強い日光が降り注ぐ真夏は光線過敏症に悩む人が増える季節です。早めに皮膚科にかかり適切に対処し症状が慢性化したり、悪化するのを防ぎましょう。
【光線過敏症とは】
紫外線や可視光線を浴びた肌に斑点や湿疹が生じ、かゆみや痛みが出るいくつかの病気の総称です。飲み薬や貼り薬が原因になる「外因性」と体内の異常で起きる「内因性」の2つに分けられます。
【主な光線過敏症の原因と対処法】
ー外因性の光線過敏症ーーーーーーーーーーーーーーー
●薬剤性光線過敏症
◯原因と症状:薬を飲んだり注射をしたりした時に顔や耳、腕や手の甲などにかゆみを伴う赤い発疹が出る。

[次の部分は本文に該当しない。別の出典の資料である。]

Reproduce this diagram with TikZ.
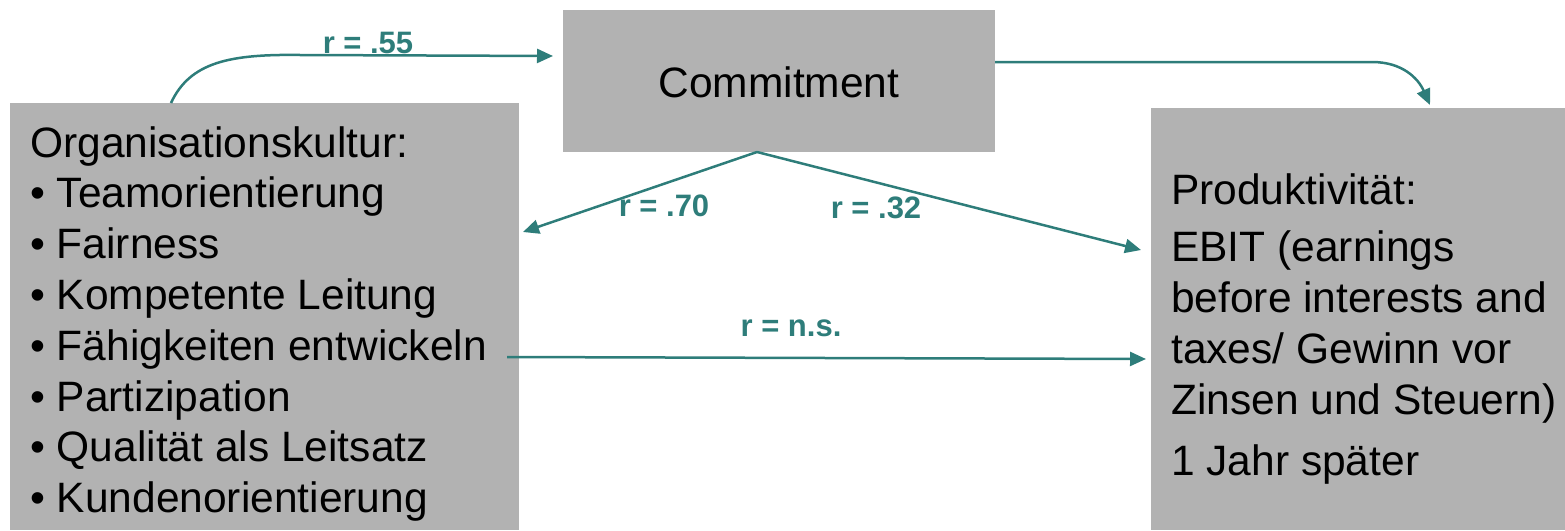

一部の抗菌薬や鎮痛剤が原因で薬の成分が皮膚に届き波長が320~400ナノメートルの長波長紫外線が当たると炎症が起きる。
◯主な患者層:幅広い
◯対処法:薬をやめたり切り替えたりする。2~3日後に治ることが多いが症状を1~2年放置すると慢性化し薬をやめても治りにくくなるので注意が 必要。アトピー性皮膚炎など他の病気と紛らわしいこともある。薬を処方する内科医が光線過敏症に詳しくない場合もあるので、光が当たった肌に症状が出たら 皮膚科を受診する。
●光接触皮膚炎
◯原因と症状
湿布薬の抗炎症成分が皮膚に残り、長波長紫外線が当たったときなどに炎症が起こる。
◯主な患者層:幅広い
◯対処法:湿布薬をはがしても成分が約1ヶ月は残り、洗い流しても落ちないので外出時は患部を衣類やサンスクリーン剤で遮光する。湿布薬には「貼ったところを日光に当てないで下さい。」などの注意書きがあるので良く読んで使うことが大切。
ー内因性の光線過敏症ーーーーーーーーーーーーーーー
●多形日光疹
◯原因:原因は不明で光が当たった場所に湿疹ができる症状が慢性化する。
◯主な患者層:10~20代の女性や中高年男性
◯対処法:患部を遮光し、ステロイド剤や抗アレルギー薬を内服する。
●慢性光線過敏症
◯原因:原因は不明で多形日光疹よりも症状が重く強いかゆみを伴う。
◯主な患者層:60代以上の男性
◯対処法:部屋を暗くするなど、特に厳重な遮光が必要。
●日光じんましん
◯原因:原因は不明だが可視光線に当たると起きやすい。
◯主な患者層:20~50代
◯対処法:サンスクリーン剤が効きにくいので衣服などで遮光する。
●色素性乾皮症
◯原因:遺伝性で10万人に1人程度の稀な病気
◯主な患者層:子ども
◯対処法:日中の外出を避けるなど徹底して紫外線を避ける。
【早めに皮膚科を受診】
「発疹などの症状が光を浴びた所だけに起きるか」「光線過敏症を引き起こす薬を服用しているか」「独特の色や形の発疹が出るか」など他の病気と見 分けるポイントは何点かありますが専門医以外には見分けづらいケースも多くあります。皮膚に赤い斑点や発疹、かゆみが現れた場合は皮膚科を受診しましょ う。